Andrew Booth’s answer was confident if not predictable.
Asked who’s won the most matchups when defensive backs and receivers go one-on-one against each other during Clemson’s fall camp, the Tigers’ junior cornerback thought for a second. Then he smiled.
“I have won most,” Booth said.
Clemson devotes practice periods during camp specifically to one-on-one matchups on the outside. And with a group of tall, big-bodied wideouts going against a rangy collection of cornerbacks with a blend of experience and young talent, coaches and players say they’re some of the most competitive on the practice field.
That usually brings with it a fair amount of trash talk. Booth said the receivers don’t chirp too much, but if someone is talking, it’s usually sophomore E.J. Williams.

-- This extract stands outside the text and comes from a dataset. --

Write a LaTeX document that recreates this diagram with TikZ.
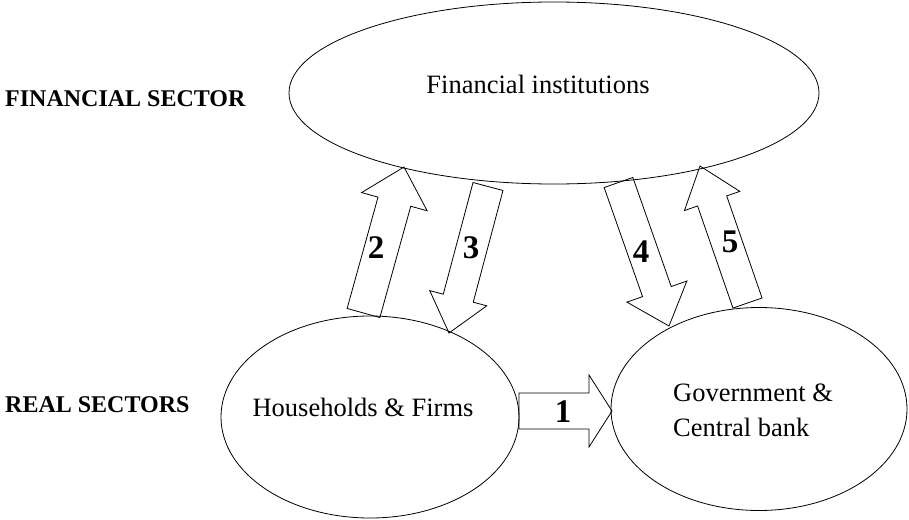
\documentclass[tikz,border=0pt]{standalone}
\usepackage{fontspec}
\setmainfont{Liberation Serif}
\usetikzlibrary{shapes.geometric,calc}
\tikzset{
  oval/.style={ellipse, draw, line width=0.8pt, inner sep=0pt},
  blk/.style={draw, line width=0.8pt, line join=miter},
  body/.style={font=\fontsize{26.5}{35}\selectfont, inner sep=0pt},
  sector/.style={font=\fontsize{24}{28}\selectfont\bfseries, anchor=west, inner sep=0pt},
  num/.style={font=\fontsize{33}{33}\selectfont\bfseries, inner sep=0pt},
}
% tail, tip, shaft half-width, head half-width, head length
\newcommand\blockarrow[5]{%
  \coordinate (hb) at ($(#2)!#5!(#1)$);
  \draw[blk] ($(#1)!#3!90:(#2)$) -- ($(hb)!#3!-90:(#1)$) -- ($(hb)!#4!-90:(#1)$)
    -- (#2) -- ($(hb)!#4!90:(#1)$) -- ($(hb)!#3!90:(#1)$) -- ($(#1)!#3!-90:(#2)$) -- cycle;}
\begin{document}
\begin{tikzpicture}[x=1pt,y=-1pt]
\useasboundingbox (0,0) rectangle (909,519);
% ellipses
\node[oval, minimum width=530pt, minimum height=182pt] (fin) at (554,93) {};
\node[oval, minimum width=298pt, minimum height=202pt] (hf) at (370,417) {};
\node[oval, minimum width=296pt, minimum height=203pt] (gov) at (759,409) {};
% texts
\node[body] (fintxt) at (538,84) {Financial institutions};
\node[body] (hftxt) at (363,407) {Households \& Firms};
\node[body, anchor=west, align=left] (govtxt) at (673,410) {Government \&\\Central bank};
\node[sector] (fs) at (5,99) {FINANCIAL SECTOR};
\node[sector] (rs) at (5,405) {REAL SECTORS};
% arrow end points
\coordinate (a1s) at (519,411); \coordinate (a1e) at (612,411);
\coordinate (a2s) at (363.5,313); \coordinate (a2e) at (404,167);
\coordinate (a3s) at (488,186.5); \coordinate (a3e) at (449,333);
\coordinate (a4s) at (618.5,182.5); \coordinate (a4e) at (669,326);
\coordinate (a5s) at (747.5,303); \coordinate (a5e) at (700,166);
\blockarrow{a1s}{a1e}{18pt}{36pt}{23pt}
\blockarrow{a2s}{a2e}{17pt}{34pt}{36pt}
\blockarrow{a3s}{a3e}{15.5pt}{29.5pt}{36pt}
\blockarrow{a4s}{a4e}{15.2pt}{31.8pt}{36.5pt}
\blockarrow{a5s}{a5e}{15.4pt}{29.3pt}{37pt}
% numbers
\node[num] (n1) at (563,412) {1};
\node[num] (n2) at (376,248) {2};
\node[num] (n3) at (471,248) {3};
\node[num] (n4) at (641,252) {4};
\node[num] (n5) at (730,242) {5};
\end{tikzpicture}
\end{document}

“He’ll let you hear it,” Booth said.
Junior lineman Ruke Orhorhoro has a reputation as perhaps the best trash talker on the Tigers’ defense, though the corners will also engage with the receivers from time to time. Booth said it’s all part of the competitive juices that get to flowing in a setting where the best man wins.
“You’re going to have some of that,” Booth said. “We all hug each other’s necks when we get back in there (after practice).”
The matchups often feature good on good. For Booth, who’s being counted on as a lockdown type this fall, that’s meant plenty of assignments against Williams, Joseph Ngata, Frank Ladson Jr. and Ajou Ajou among others. Mario Goodrich, Sheridan Jones, Fred Davis, Malcolm Greene and Nate Wiggins have also gotten plenty of one-on-one work against a group of receivers that doesn’t lack for physicality.
Even without star wideout Justyn Ross (COVID-19 protocols) unavailable for most of the one-on-one sessions in camp, the corners have still seen plenty of size from the wideouts. Ngata, Ladson, Williams and Ajou are all at least 6-foot-3 while Ngata and Ajou are each north of 220 pounds. Some of the new additions to the wide receiver room have only increased the group’s height with freshmen Beaux Collins and Dacari Collins checking in at 6-3 and 6-5, respectively.
“We get challenged as well as anybody can be challenged on the practice field,” defensive coordinator Brent Venables said. “The receivers, backs, tight ends and quarterbacks, that’s how you get better is through strain, through pain and through failure. It forces you to be on your A game because you get exposed quickly if you’re not ready to go.”
At times, the corners even wear boxing gloves to prevent them from grabbing receivers or tugging their jerseys, which can lead to penalties. Wearing the gloves emphasizes footwork and leverage for the corners, something Clemson coach Dabo Swinney said he’s been pleaded with from the group.
“Our technique has improved. Our positioning is a lot better,” Swinney said. “We’re making a lot of plays on the ball. We’ve got a lot of competitive plays, and that’s what you want to see.”
So, yes, the receivers have won their share of one-on-ones, but the victories have gone both ways. Booth, Goodrich, and Jones, all upperclassmen, have combined to play 1,395 snaps during their time at Clemson while Davis and Greene were part of the rotation as true freshmen last season. Wiggins is the only one of the Tigers’ top six corners that hasn’t yet played a down in college, but the true freshman may be the rangiest of the bunch at 6-2.
The group has given the wideouts some good looks, too.
“It’s nice because I’ve got Booth, Fred Davis, Malcolm Greene and all these great corners to go against. They make me better every day,” Ajou said. “So if I can go against them type of guys, I can do it against anybody.”
It’s every man for himself, though. And whether it’s a corner breaking up a pass or a receiver making a catch in front or over the top, the winning side isn’t usually shy about letting the other know about it.
“You better show up every day,” Swinney said. “It’s very competitive out here.”